The hour-long flight from Lilongwe to Liwonde National Park had me wondering how land-use practices in Africa have gone so horribly wrong. I have witnessed the same thing, to varying degrees, on previous travels in Zambia, Zimbabwe, Kenya and Mozambique. But, in Malawi, given its small size and the intense human pressure, it is far more striking. Slash and burn agriculture continues. Deforestation continues. The signs are all there. But, Liwonde is intact, hanging on by a thread. A symbol of hope, pride and prosperity for a nation riddled with continuing socioeconomic troubles.
As competition for space and associated resources continues to escalate, conservation agencies in Africa are fighting an increasingly difficult battle to balance the demands of human pressure with that of their conservation mandates. While there are numerous good examples of where national parks systems are flourishing, both in ecological and economic terms, for example in South Africa, Botswana and Kenya, the reality is that the majority of countries in Africa are unable to adequately support their conservation objectives and will not be able to do so for a very long time to come, as they (understandably) confront pressing socioeconomic challenges. Hence, the resultant pressure for conservation agencies to fulfill humanitarian and development objectives, a tale doomed for an unhappy ending.
It is in this light that the International Fund for Animal Welfare (IFAW) started a project last year, in collaboration with Malawi’s Department of National Parks and Wildlife (DNPW), to secure Liwonde National Park, Malawi’s most important wildlife haven, and to develop a model for future sustainability, which includes a framework for identifying partnerships with the development sector to assist with community development efforts. In recent times, we have seen too many community projects fail where conservation agencies have tried their hand at the development game. The key is in case-specific and meaningful partnerships where the two sectors find common ground in providing appropriate services, not in the schizoid muddling of agendas.

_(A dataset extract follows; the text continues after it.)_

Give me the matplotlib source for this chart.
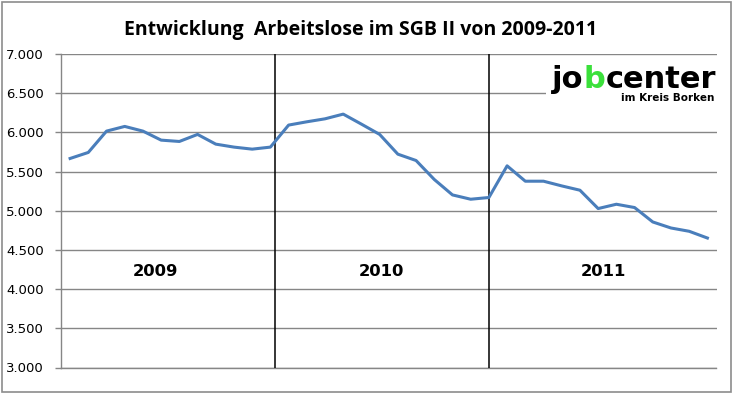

We have to get this right for a number of important reasons:
- for the sake of the wildlife in the park and the preservation of a vitally important ecological system
- for the sake of the people living alongside the park, who are often caught up in conflict with wild animals, notably elephants, and who are primarily engaged in subsistence livelihoods
- for the sake of Malawi and its economic prosperity
Jewels such as Liwonde have the potential to contribute enormously to Malawi’s economy and reputation as one of southern Africa’s tourism gems. IFAW is committed to helping Malawi protect one of its pockets of pride and prosperity.